What is the goal then if the middle class as we know it doesn’t count? The goal is to keep the economy going and to keep making money. After 2008 we saw the economy crash and the policy of QE is to make sure that doesn’t happen again. As long as consumers can continue to spend crisis is averted. The amount of debt that people and countries go into isn’t necessarily a concern because it takes away their power to resist the system. What is scarier for the capitalists is a reality where (certain) people can’t afford things upfront.

The leftist defense of inflation is that it lowers debts and the idea is that poor people are in debt. However, inflation also raises interest rates and thus people who are actually in trouble won’t be able to catch up. To be fair to the left the reason the ruling class doesn’t want inflation is related to this. The picture is more complicated though. With QE, inflation as such can be avoided through economic growth, in theory. The people who are hurt are those not invested in the stock market, in other words, the non-ruling class. Inflation is avoided but money creation isn’t and so we should question the framing of inflation.

The US has done four big QE dumps recently. (2008, 2010, 2012, 2020). We are seeing the effect of this now. But we were seeing it before in other fields not measured. Property is a key example.
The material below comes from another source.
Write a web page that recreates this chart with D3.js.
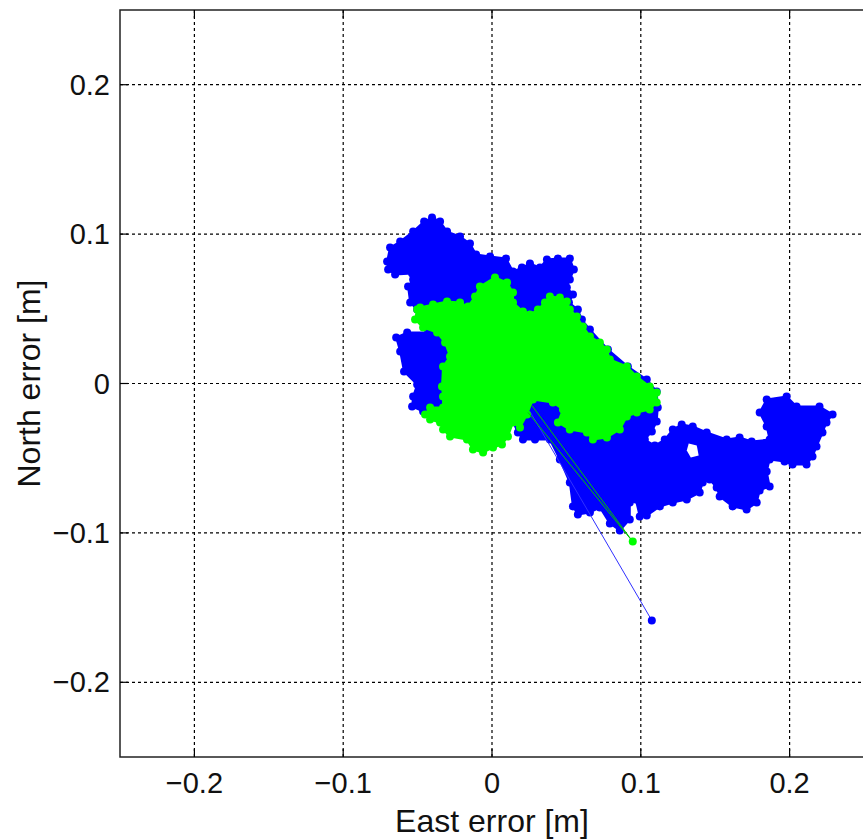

Theresa May even admitted this: “Monetary policy – in the form of super-low interest rates and quantitative easing – has helped those on the property ladder at the expense of those who can’t afford to own their own home.”

Molly Scott Cato was also honest about the purpose of QE in an even more revealing way: “Some of these policies may, on the one hand, increase inequality but, on the other hand, if we ask ourselves what the major source of inequality is, the answer would be unemployment. So, to the extent that these policies help – and they are helping on that front – then certainly an accommodative monetary policy is better in the present situation than a restrictive monetary policy.”
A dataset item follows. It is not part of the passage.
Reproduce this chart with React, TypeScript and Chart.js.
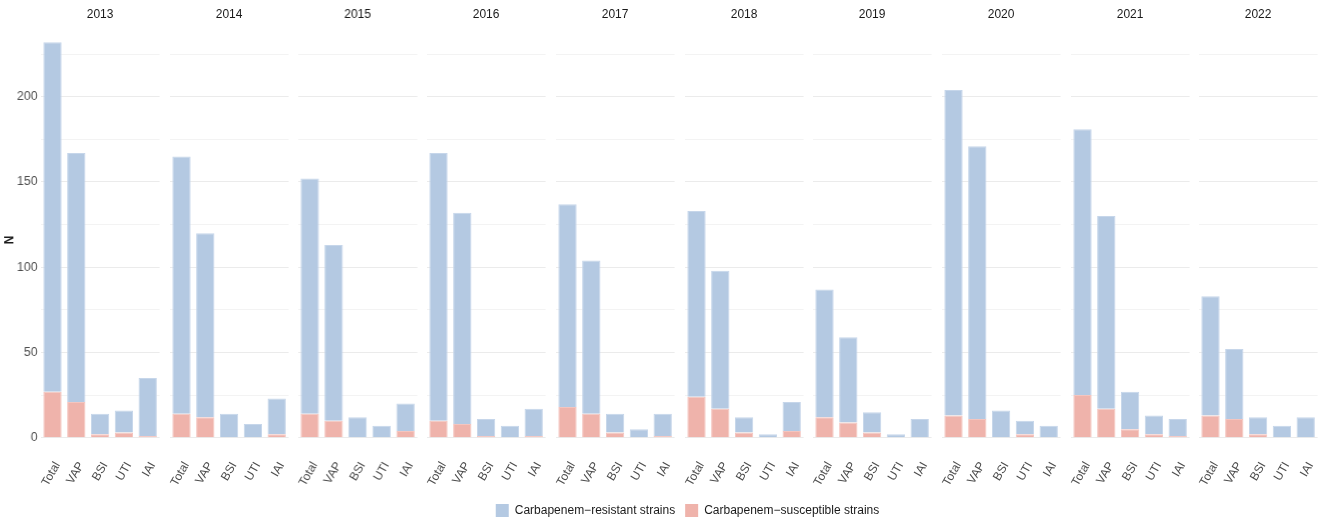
import React, { useEffect, useRef } from 'react';
import { Chart, registerables } from 'chart.js';

Chart.register(...registerables);

// values, one row per year
const years = ['2013', '2014', '2015', '2016', '2017', '2018', '2019', '2020', '2021', '2022'];
const infections = ['Total', 'VAP', 'BSI', 'UTI', 'IAI'];

const resistant = [
  [205, 146, 12, 13, 34],
  [151, 108, 14, 8, 21],
  [138, 103, 12, 7, 16],
  [157, 124, 10, 7, 16],
  [119, 90, 11, 5, 13],
  [109, 81, 9, 2, 17],
  [75, 50, 12, 2, 11],
  [191, 160, 16, 8, 7],
  [156, 113, 22, 11, 10],
  [70, 41, 10, 7, 12],
];

const susceptible = [
  [27, 21, 2, 3, 1],
  [14, 12, 0, 0, 2],
  [14, 10, 0, 0, 4],
  [10, 8, 1, 0, 1],
  [18, 14, 3, 0, 1],
  [24, 17, 3, 0, 4],
  [12, 9, 3, 0, 0],
  [13, 11, 0, 2, 0],
  [25, 17, 5, 2, 1],
  [13, 11, 2, 0, 0],
];

const gridValues = [0, 25, 50, 75, 100, 125, 150, 175, 200, 225];
const yTickLabels = [0, 50, 100, 150, 200];

const RESISTANT_LABEL = 'Carbapenem\u2212resistant strains';
const SUSCEPTIBLE_LABEL = 'Carbapenem\u2212susceptible strains';

const FONT = '"Liberation Sans", Arial, Helvetica, sans-serif';
const BLUE = '#B4C9E2';
const BLUE_EDGE = '#C6D6EA';
const PINK = '#EFB3AB';
const PINK_EDGE = '#F4C5BF';
const TEXT = '#1A1A1A';
const AXIS_TEXT = '#4D4D4D';

// layout of the facets
const PANEL_LEFT = 40.6;
const PANEL_STEP = 128.7;
const PANEL_WIDTH = 119;
const MARGIN = 40.6;
const CHART_HEIGHT = 495;
const PLOT_TOP = 22.4;
const PLOT_BOTTOM = 457.5;

const maxStack = Math.max(...resistant.flatMap((row, i) => row.map((v, j) => v + susceptible[i][j])));
const yMin = -0.05 * maxStack;
const yMax = 1.05 * maxStack;

const setGridTicks = (s: any) => {
  s.ticks = gridValues.map((v) => ({ value: v }));
};

function panelConfig(i: number): any {
  return {
    type: 'bar',
    data: {
      labels: infections,
      datasets: [
        {
          label: SUSCEPTIBLE_LABEL,
          data: susceptible[i],
          backgroundColor: PINK,
          borderColor: PINK_EDGE,
          borderWidth: 1,
        },
        {
          label: RESISTANT_LABEL,
          data: resistant[i],
          backgroundColor: BLUE,
          borderColor: BLUE_EDGE,
          borderWidth: 1,
        },
      ],
    },
    options: {
      animation: false,
      responsive: true,
      maintainAspectRatio: false,
      categoryPercentage: 1,
      barPercentage: 0.77,
      layout: { padding: { left: MARGIN, right: MARGIN, top: 0, bottom: 0 } },
      plugins: {
        legend: { display: false },
        tooltip: { enabled: false },
        title: {
          display: true,
          text: years[i],
          color: TEXT,
          font: { size: 12, family: FONT, weight: 'normal' },
          padding: { top: 7.4, bottom: PLOT_TOP - 14.4 - 7.4 },
        },
      },
      scales: {
        x: {
          stacked: true,
          grid: { display: false, drawTicks: false },
          border: { display: false },
          ticks: {
            autoSkip: false,
            minRotation: 60,
            maxRotation: 60,
            padding: 2,
            labelOffset: 5,
            color: AXIS_TEXT,
            font: { size: 12, family: FONT },
          },
          afterFit: (s: any) => {
            s.paddingLeft = 0;
            s.paddingRight = 0;
            s.height = CHART_HEIGHT - PLOT_BOTTOM;
          },
        },
        y: {
          stacked: true,
          min: yMin,
          max: yMax,
          afterBuildTicks: setGridTicks,
          grid: {
            drawTicks: false,
            lineWidth: 1,
            color: (ctx: any) => (yTickLabels.includes(ctx.tick.value) ? '#EBEBEB' : '#F3F3F3'),
          },
          border: { display: false },
          ticks: { display: false },
          afterFit: (s: any) => {
            s.width = 0;
            s.paddingTop = 0;
            s.paddingBottom = 0;
          },
        },
      },
    },
  };
}

// shared y axis on the left of the first facet
function axisConfig(): any {
  return {
    type: 'bar',
    data: { labels: [], datasets: [] },
    options: {
      animation: false,
      responsive: true,
      maintainAspectRatio: false,
      layout: { padding: { left: 0, right: 0, top: PLOT_TOP, bottom: CHART_HEIGHT - PLOT_BOTTOM } },
      plugins: { legend: { display: false }, tooltip: { enabled: false } },
      scales: {
        x: { display: false },
        y: {
          min: yMin,
          max: yMax,
          afterBuildTicks: setGridTicks,
          grid: { display: false, drawTicks: false },
          border: { display: false },
          ticks: {
            padding: 4,
            color: AXIS_TEXT,
            font: { size: 12, family: FONT },
            callback: (v: number) => (yTickLabels.includes(v) ? String(v) : ''),
          },
          title: {
            display: true,
            text: 'N',
            color: TEXT,
            font: { size: 12, family: FONT, weight: 'bold' },
            padding: { top: 2, bottom: 0 },
          },
          afterFit: (s: any) => {
            s.width = PANEL_LEFT;
            s.paddingTop = 0;
            s.paddingBottom = 0;
          },
        },
      },
    },
  };
}

function legendConfig(): any {
  return {
    type: 'bar',
    data: {
      labels: [],
      datasets: [
        { label: RESISTANT_LABEL, data: [], backgroundColor: BLUE, borderWidth: 0 },
        { label: SUSCEPTIBLE_LABEL, data: [], backgroundColor: PINK, borderWidth: 0 },
      ],
    },
    options: {
      animation: false,
      responsive: true,
      maintainAspectRatio: false,
      layout: { padding: 0 },
      scales: { x: { display: false }, y: { display: false } },
      plugins: {
        tooltip: { enabled: false },
        legend: {
          display: true,
          position: 'top',
          labels: {
            boxWidth: 13,
            boxHeight: 13,
            padding: 10,
            color: TEXT,
            font: { size: 12, family: FONT },
          },
        },
      },
    },
  };
}

export default function App() {
  const panelRefs = useRef<(HTMLCanvasElement | null)[]>([]);
  const axisRef = useRef<HTMLCanvasElement>(null);
  const legendRef = useRef<HTMLCanvasElement>(null);

  useEffect(() => {
    const charts: Chart[] = [];
    years.forEach((_, i) => {
      const canvas = panelRefs.current[i];
      if (canvas) charts.push(new Chart(canvas, panelConfig(i)));
    });
    if (axisRef.current) charts.push(new Chart(axisRef.current, axisConfig()));
    if (legendRef.current) charts.push(new Chart(legendRef.current, legendConfig()));
    return () => charts.forEach((c) => c.destroy());
  }, []);

  return (
    <div
      style={{
        position: 'fixed',
        left: 0,
        top: 0,
        width: 1325,
        height: 529,
        overflow: 'hidden',
        background: '#FFFFFF',
      }}
    >
      {years.map((year, i) => (
        <div
          key={year}
          style={{
            position: 'absolute',
            left: PANEL_LEFT + i * PANEL_STEP - MARGIN,
            top: 0,
            width: PANEL_WIDTH + 2 * MARGIN,
            height: CHART_HEIGHT,
          }}
        >
          <canvas ref={(el) => { panelRefs.current[i] = el; }} />
        </div>
      ))}
      <div style={{ position: 'absolute', left: 0, top: 0, width: PANEL_LEFT + 1, height: CHART_HEIGHT }}>
        <canvas ref={axisRef} />
      </div>
      <div style={{ position: 'absolute', left: 50, top: 494, width: 1275, height: 80 }}>
        <canvas ref={legendRef} />
      </div>
    </div>
  );
}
This goes into what I said earlier which is that the whole point of QE is to keep the US from becoming Nigeria, in which the high unemployment rate would lead to a crisis for the ruling class. In the third world, such crisis is not only “normal” in political terms but also hard to overcome because of the colonial powers really having the leverage to squash any revolution. What such a crisis would mean in the heart of the world’s Empire itself is another question and one the ruling class clearly doesn’t want to answer.

The compromise the ruling class has struck is that the middle class will be kept up by monetary policy and that finalization of the economy will buy time. That time may be running out. What happens next?

Maybe we do have what is wrongly labeled “socialism” after all. There’s a reason the working class is opposed to it! The fact that the Democrats continue to fight for “taxing the rich” while ignoring the crucial shift in QE policy goes to show that there is a willful misinformation campaign going on, or just plain ignorance of the basic elements of the crisis. We should absolutely tax the rich but not printing money for them would be a good start. Such a sentiment would be universally popular and hence the Democrats will stay away from it, fearing victory even more than they love defeat.

The gambit that the Republicans have is that the American middle class remains so reactionary that such a systemic critique will never be made. The calculation by the Democratic Party is that the working class has nowhere to go. The Republicans are ironically betting on QE, big government, to hold off contradictions. The Democrats in turn rely on the Republicans in order to remain the lesser evil while propping up policies their base does not support.

In summary, the left frames inflation as something that helps the working class and the right frames inflation as something that comes from helping the working class. Both are so wrong it’s unbelievable. Inflation comes from helping the ruling class. The political system relies on the scapegoating of the working class by Republicans and the willful misrepresentation of the working class by the Democrats in order to animate the Republicans. QE is useful for reactionary politics because it does not have an immediate effect. The bad news for the ruling class is that nothing, not even socialism, can be kept off forever.